§ Task directions: Every line of the records must be repeated exactly; pictures stay out.
start
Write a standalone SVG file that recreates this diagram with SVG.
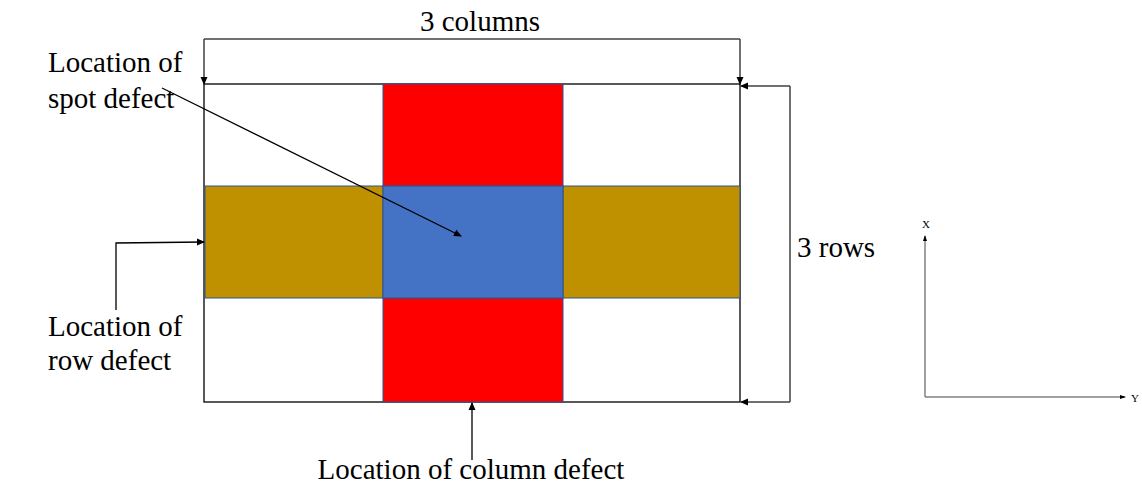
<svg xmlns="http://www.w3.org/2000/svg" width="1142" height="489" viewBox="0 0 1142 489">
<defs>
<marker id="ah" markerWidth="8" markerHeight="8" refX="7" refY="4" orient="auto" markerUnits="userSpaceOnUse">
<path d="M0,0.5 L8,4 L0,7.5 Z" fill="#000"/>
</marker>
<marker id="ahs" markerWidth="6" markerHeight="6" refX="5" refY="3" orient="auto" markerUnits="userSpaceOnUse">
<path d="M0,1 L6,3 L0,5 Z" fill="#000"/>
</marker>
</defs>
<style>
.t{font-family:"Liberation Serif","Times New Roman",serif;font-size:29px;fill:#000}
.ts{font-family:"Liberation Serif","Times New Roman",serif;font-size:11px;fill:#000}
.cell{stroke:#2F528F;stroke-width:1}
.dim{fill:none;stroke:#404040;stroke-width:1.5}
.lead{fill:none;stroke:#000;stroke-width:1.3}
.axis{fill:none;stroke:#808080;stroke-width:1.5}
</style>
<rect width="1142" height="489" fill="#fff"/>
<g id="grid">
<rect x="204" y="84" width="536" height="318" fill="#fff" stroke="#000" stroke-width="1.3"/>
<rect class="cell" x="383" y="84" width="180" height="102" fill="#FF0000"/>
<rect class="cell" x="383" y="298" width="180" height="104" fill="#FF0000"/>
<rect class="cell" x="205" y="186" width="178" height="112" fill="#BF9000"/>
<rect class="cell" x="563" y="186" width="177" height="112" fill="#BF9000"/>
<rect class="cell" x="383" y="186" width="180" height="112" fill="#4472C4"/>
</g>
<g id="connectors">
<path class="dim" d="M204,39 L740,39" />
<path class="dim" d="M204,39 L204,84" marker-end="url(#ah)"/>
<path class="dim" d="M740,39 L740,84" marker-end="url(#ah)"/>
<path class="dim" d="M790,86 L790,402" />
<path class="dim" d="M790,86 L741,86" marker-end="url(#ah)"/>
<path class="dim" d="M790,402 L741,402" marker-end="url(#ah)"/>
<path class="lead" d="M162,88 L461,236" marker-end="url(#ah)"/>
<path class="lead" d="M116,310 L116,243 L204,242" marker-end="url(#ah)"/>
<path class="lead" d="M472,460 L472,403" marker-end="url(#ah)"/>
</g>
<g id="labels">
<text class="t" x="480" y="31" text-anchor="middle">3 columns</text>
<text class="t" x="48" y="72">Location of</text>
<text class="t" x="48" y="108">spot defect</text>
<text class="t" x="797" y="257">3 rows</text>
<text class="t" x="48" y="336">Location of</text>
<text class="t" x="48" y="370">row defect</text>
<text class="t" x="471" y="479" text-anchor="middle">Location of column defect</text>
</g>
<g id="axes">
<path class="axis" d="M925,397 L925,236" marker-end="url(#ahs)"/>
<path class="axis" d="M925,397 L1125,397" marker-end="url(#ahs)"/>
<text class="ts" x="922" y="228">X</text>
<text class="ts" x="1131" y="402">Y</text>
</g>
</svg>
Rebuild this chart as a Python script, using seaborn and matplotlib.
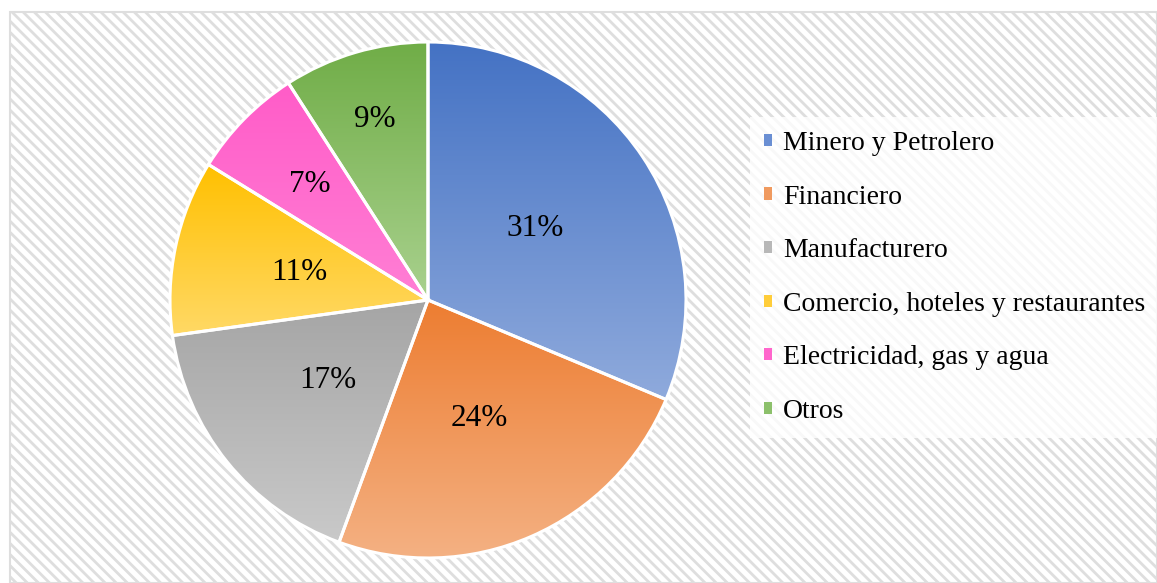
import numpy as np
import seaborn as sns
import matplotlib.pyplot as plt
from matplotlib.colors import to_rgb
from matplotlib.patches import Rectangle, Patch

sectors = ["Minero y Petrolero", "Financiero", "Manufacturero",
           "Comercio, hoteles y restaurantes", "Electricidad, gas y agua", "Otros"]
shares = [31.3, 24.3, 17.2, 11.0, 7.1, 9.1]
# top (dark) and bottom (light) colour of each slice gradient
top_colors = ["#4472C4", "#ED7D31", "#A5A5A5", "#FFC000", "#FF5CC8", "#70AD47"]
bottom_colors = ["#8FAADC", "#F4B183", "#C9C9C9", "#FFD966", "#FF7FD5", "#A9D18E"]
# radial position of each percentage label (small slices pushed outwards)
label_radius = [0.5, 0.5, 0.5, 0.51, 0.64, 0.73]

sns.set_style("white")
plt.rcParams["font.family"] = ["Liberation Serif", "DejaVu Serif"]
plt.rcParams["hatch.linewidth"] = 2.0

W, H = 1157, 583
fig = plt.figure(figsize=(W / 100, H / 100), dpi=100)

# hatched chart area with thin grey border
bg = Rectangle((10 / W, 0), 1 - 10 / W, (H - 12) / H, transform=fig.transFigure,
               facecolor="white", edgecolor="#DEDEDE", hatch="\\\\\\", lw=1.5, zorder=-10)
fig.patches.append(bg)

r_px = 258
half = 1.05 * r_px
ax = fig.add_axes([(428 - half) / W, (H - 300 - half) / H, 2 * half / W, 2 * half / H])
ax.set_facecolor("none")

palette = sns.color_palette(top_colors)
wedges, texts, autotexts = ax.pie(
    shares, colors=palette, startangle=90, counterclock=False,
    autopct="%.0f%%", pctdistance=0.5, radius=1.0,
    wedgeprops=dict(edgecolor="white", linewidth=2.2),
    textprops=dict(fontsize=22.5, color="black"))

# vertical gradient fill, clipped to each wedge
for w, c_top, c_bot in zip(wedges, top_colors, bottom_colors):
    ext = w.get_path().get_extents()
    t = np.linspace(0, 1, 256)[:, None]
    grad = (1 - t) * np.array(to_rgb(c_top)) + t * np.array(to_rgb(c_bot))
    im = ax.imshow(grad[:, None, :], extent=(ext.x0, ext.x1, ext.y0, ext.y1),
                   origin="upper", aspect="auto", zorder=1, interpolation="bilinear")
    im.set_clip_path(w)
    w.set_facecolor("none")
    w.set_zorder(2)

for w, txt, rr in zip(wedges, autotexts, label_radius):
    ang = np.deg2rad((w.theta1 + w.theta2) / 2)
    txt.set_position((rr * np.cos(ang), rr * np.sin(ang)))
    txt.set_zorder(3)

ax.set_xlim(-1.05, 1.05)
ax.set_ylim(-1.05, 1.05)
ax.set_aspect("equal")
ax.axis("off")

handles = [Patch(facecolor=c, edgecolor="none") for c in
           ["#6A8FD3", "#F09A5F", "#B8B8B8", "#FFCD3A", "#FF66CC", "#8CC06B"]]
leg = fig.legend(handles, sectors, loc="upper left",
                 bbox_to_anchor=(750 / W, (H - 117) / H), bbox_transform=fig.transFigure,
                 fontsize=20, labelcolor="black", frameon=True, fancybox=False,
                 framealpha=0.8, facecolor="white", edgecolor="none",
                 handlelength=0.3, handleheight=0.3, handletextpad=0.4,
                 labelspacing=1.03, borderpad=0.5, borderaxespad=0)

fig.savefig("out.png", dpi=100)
end
§ Written response:
Write a standalone SVG file that recreates this diagram with SVG.
<svg xmlns="http://www.w3.org/2000/svg" width="1142" height="489" viewBox="0 0 1142 489">
<defs>
<marker id="ah" markerWidth="8" markerHeight="8" refX="7" refY="4" orient="auto" markerUnits="userSpaceOnUse">
<path d="M0,0.5 L8,4 L0,7.5 Z" fill="#000"/>
</marker>
<marker id="ahs" markerWidth="6" markerHeight="6" refX="5" refY="3" orient="auto" markerUnits="userSpaceOnUse">
<path d="M0,1 L6,3 L0,5 Z" fill="#000"/>
</marker>
</defs>
<style>
.t{font-family:"Liberation Serif","Times New Roman",serif;font-size:29px;fill:#000}
.ts{font-family:"Liberation Serif","Times New Roman",serif;font-size:11px;fill:#000}
.cell{stroke:#2F528F;stroke-width:1}
.dim{fill:none;stroke:#404040;stroke-width:1.5}
.lead{fill:none;stroke:#000;stroke-width:1.3}
.axis{fill:none;stroke:#808080;stroke-width:1.5}
</style>
<rect width="1142" height="489" fill="#fff"/>
<g id="grid">
<rect x="204" y="84" width="536" height="318" fill="#fff" stroke="#000" stroke-width="1.3"/>
<rect class="cell" x="383" y="84" width="180" height="102" fill="#FF0000"/>
<rect class="cell" x="383" y="298" width="180" height="104" fill="#FF0000"/>
<rect class="cell" x="205" y="186" width="178" height="112" fill="#BF9000"/>
<rect class="cell" x="563" y="186" width="177" height="112" fill="#BF9000"/>
<rect class="cell" x="383" y="186" width="180" height="112" fill="#4472C4"/>
</g>
<g id="connectors">
<path class="dim" d="M204,39 L740,39" />
<path class="dim" d="M204,39 L204,84" marker-end="url(#ah)"/>
<path class="dim" d="M740,39 L740,84" marker-end="url(#ah)"/>
<path class="dim" d="M790,86 L790,402" />
<path class="dim" d="M790,86 L741,86" marker-end="url(#ah)"/>
<path class="dim" d="M790,402 L741,402" marker-end="url(#ah)"/>
<path class="lead" d="M162,88 L461,236" marker-end="url(#ah)"/>
<path class="lead" d="M116,310 L116,243 L204,242" marker-end="url(#ah)"/>
<path class="lead" d="M472,460 L472,403" marker-end="url(#ah)"/>
</g>
<g id="labels">
<text class="t" x="480" y="31" text-anchor="middle">3 columns</text>
<text class="t" x="48" y="72">Location of</text>
<text class="t" x="48" y="108">spot defect</text>
<text class="t" x="797" y="257">3 rows</text>
<text class="t" x="48" y="336">Location of</text>
<text class="t" x="48" y="370">row defect</text>
<text class="t" x="471" y="479" text-anchor="middle">Location of column defect</text>
</g>
<g id="axes">
<path class="axis" d="M925,397 L925,236" marker-end="url(#ahs)"/>
<path class="axis" d="M925,397 L1125,397" marker-end="url(#ahs)"/>
<text class="ts" x="922" y="228">X</text>
<text class="ts" x="1131" y="402">Y</text>
</g>
</svg>
Rebuild this chart as a Python script, using seaborn and matplotlib.
import numpy as np
import seaborn as sns
import matplotlib.pyplot as plt
from matplotlib.colors import to_rgb
from matplotlib.patches import Rectangle, Patch

sectors = ["Minero y Petrolero", "Financiero", "Manufacturero",
           "Comercio, hoteles y restaurantes", "Electricidad, gas y agua", "Otros"]
shares = [31.3, 24.3, 17.2, 11.0, 7.1, 9.1]
# top (dark) and bottom (light) colour of each slice gradient
top_colors = ["#4472C4", "#ED7D31", "#A5A5A5", "#FFC000", "#FF5CC8", "#70AD47"]
bottom_colors = ["#8FAADC", "#F4B183", "#C9C9C9", "#FFD966", "#FF7FD5", "#A9D18E"]
# radial position of each percentage label (small slices pushed outwards)
label_radius = [0.5, 0.5, 0.5, 0.51, 0.64, 0.73]

sns.set_style("white")
plt.rcParams["font.family"] = ["Liberation Serif", "DejaVu Serif"]
plt.rcParams["hatch.linewidth"] = 2.0

W, H = 1157, 583
fig = plt.figure(figsize=(W / 100, H / 100), dpi=100)

# hatched chart area with thin grey border
bg = Rectangle((10 / W, 0), 1 - 10 / W, (H - 12) / H, transform=fig.transFigure,
               facecolor="white", edgecolor="#DEDEDE", hatch="\\\\\\", lw=1.5, zorder=-10)
fig.patches.append(bg)

r_px = 258
half = 1.05 * r_px
ax = fig.add_axes([(428 - half) / W, (H - 300 - half) / H, 2 * half / W, 2 * half / H])
ax.set_facecolor("none")

palette = sns.color_palette(top_colors)
wedges, texts, autotexts = ax.pie(
    shares, colors=palette, startangle=90, counterclock=False,
    autopct="%.0f%%", pctdistance=0.5, radius=1.0,
    wedgeprops=dict(edgecolor="white", linewidth=2.2),
    textprops=dict(fontsize=22.5, color="black"))

# vertical gradient fill, clipped to each wedge
for w, c_top, c_bot in zip(wedges, top_colors, bottom_colors):
    ext = w.get_path().get_extents()
    t = np.linspace(0, 1, 256)[:, None]
    grad = (1 - t) * np.array(to_rgb(c_top)) + t * np.array(to_rgb(c_bot))
    im = ax.imshow(grad[:, None, :], extent=(ext.x0, ext.x1, ext.y0, ext.y1),
                   origin="upper", aspect="auto", zorder=1, interpolation="bilinear")
    im.set_clip_path(w)
    w.set_facecolor("none")
    w.set_zorder(2)

for w, txt, rr in zip(wedges, autotexts, label_radius):
    ang = np.deg2rad((w.theta1 + w.theta2) / 2)
    txt.set_position((rr * np.cos(ang), rr * np.sin(ang)))
    txt.set_zorder(3)

ax.set_xlim(-1.05, 1.05)
ax.set_ylim(-1.05, 1.05)
ax.set_aspect("equal")
ax.axis("off")

handles = [Patch(facecolor=c, edgecolor="none") for c in
           ["#6A8FD3", "#F09A5F", "#B8B8B8", "#FFCD3A", "#FF66CC", "#8CC06B"]]
leg = fig.legend(handles, sectors, loc="upper left",
                 bbox_to_anchor=(750 / W, (H - 117) / H), bbox_transform=fig.transFigure,
                 fontsize=20, labelcolor="black", frameon=True, fancybox=False,
                 framealpha=0.8, facecolor="white", edgecolor="none",
                 handlelength=0.3, handleheight=0.3, handletextpad=0.4,
                 labelspacing=1.03, borderpad=0.5, borderaxespad=0)

fig.savefig("out.png", dpi=100)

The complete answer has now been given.